This session introduces the concept of "Internal Circularity First." We argue that a successful circular economy requires corporates to treat their asset data with the same rigor as the hardware itself. With the CSRD (Corporate Sustainability Reporting Directive) mandating strict Scope 3 reporting, the days of opaque asset disposal are over.
We will explore a best-practice approach where digital lifecycle tracking serves as the bridge between corporate ESG goals and ITAD operational efficiency. By maintaining a continuous data stream—from procurement to the moment of handover—companies can eliminate the "Black Box," drastically reduce audit risks, and provide ITAD partners with the transparency needed to maximize reuse potential. This is not just about waste management; it is about data intelligence as the foundation for a scalable, compliant, and profitable circular economy.

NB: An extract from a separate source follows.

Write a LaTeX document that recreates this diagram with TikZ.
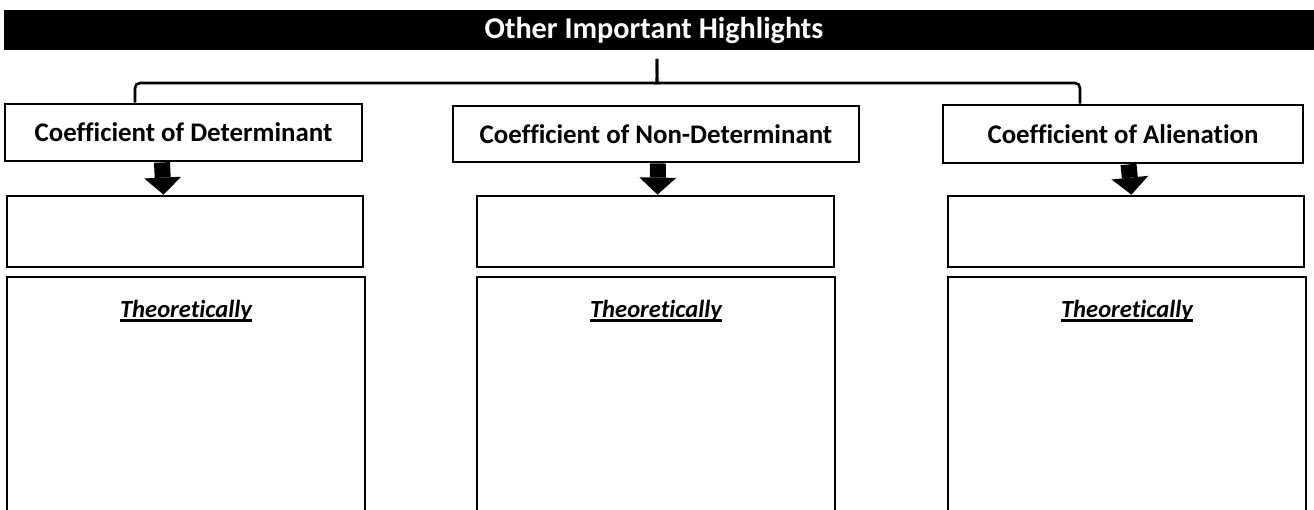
\documentclass[tikz,border=0pt]{standalone}
\usepackage{fontspec}
\setmainfont{Carlito}[Ligatures=NoCommon]
\newcommand{\ulbar}[1]{\setbox0\hbox{#1}\rlap{\raisebox{-2.6pt}{\rule{\wd0}{1.3pt}}}\box0}
\usetikzlibrary{positioning,arrows.meta}

\begin{document}
\begin{tikzpicture}[box/.style={draw,line width=1.6pt,rectangle,inner sep=0pt,
  font=\bfseries\fontsize{15.3}{17}\selectfont},
  bar/.style={fill=black,inner sep=0pt},
  downarrow/.style={line width=0.32cm,-{Triangle[width=0.74cm,length=0.34cm,line width=0pt]}},
  bracket/.style={line width=1.5pt,rounded corners=0.1cm}]
  \useasboundingbox (0,0) rectangle (26.28,-10.2);
  \node[bar,minimum width=26.2cm,minimum height=0.8cm] (head) at (13.18,-0.6) {};
  \node[text=white,font=\bfseries\fontsize{17.2}{19}\selectfont] (title) at (13.08,-0.6)
    {Other Important Highlights};
  \node[box,minimum width=7.14cm,minimum height=1.14cm] (b1) at (3.67,-2.65)
    {Coefficient of Determinant};
  \node[box,minimum width=8.12cm,minimum height=1.12cm] (b2) at (13.12,-2.68)
    {Coefficient of Non-Determinant};
  \node[box,minimum width=7.2cm,minimum height=1.16cm] (b3) at (22.46,-2.68)
    {Coefficient of Alienation};
  \node[box,minimum width=7.12cm,minimum height=1.42cm] (s1) at (3.70,-4.63) {};
  \node[box,minimum width=7.14cm,minimum height=1.42cm] (s2) at (13.11,-4.63) {};
  \node[box,minimum width=7.12cm,minimum height=1.42cm] (s3) at (22.52,-4.63) {};
  % open-ended frames below
  \foreach \n/\x in {1/3.72,2/13.12,3/22.54} {
    \node[box,minimum width=7.16cm,minimum height=4.76cm] (l\n) at (\x,-7.92) {};
    \node[below=0.36cm of l\n.north,font=\bfseries\itshape\fontsize{14}{16}\selectfont]
      (t\n) {\ulbar{Theoretically}};
  }
  \draw[downarrow] ([xshift=-0.43cm]b1.south) -- ([xshift=-0.43cm]s1.north);
  \draw[downarrow] ([xshift=0.04cm]b2.south) -- ([xshift=0.04cm]s2.north);
  \draw[downarrow] ([xshift=0.11cm]b3.south) -- ([xshift=0.11cm]s3.north);
  \coordinate (tip) at (13.14,-1.18);
  \draw[bracket] ([xshift=-0.97cm]b1.north) |- (13.04,-1.66)
    .. controls (13.13,-1.66) .. (13.14,-1.5) -- (tip);
  \draw[bracket] ([xshift=-0.86cm]b3.north) |- (13.24,-1.66)
    .. controls (13.15,-1.66) .. (13.14,-1.5) -- (tip);
\end{tikzpicture}
\end{document}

WHAT THE AUDIENCE WILL LEARN:
The Black Box Paradox: Understanding why the disconnect between internal IT management and external ITAD processes destroys value and blocks ESG progress.
CSRD as a Catalyst: How new EU reporting standards are forcing companies to adopt "Internal Circularity" strategies to transparently track asset lifecycles and calculate Scope 3 emissions.
Data as the Currency of Reuse: Practical examples of how detailed asset history (repair logs, usage data) directly increases refurbishment rates and remarketing revenue.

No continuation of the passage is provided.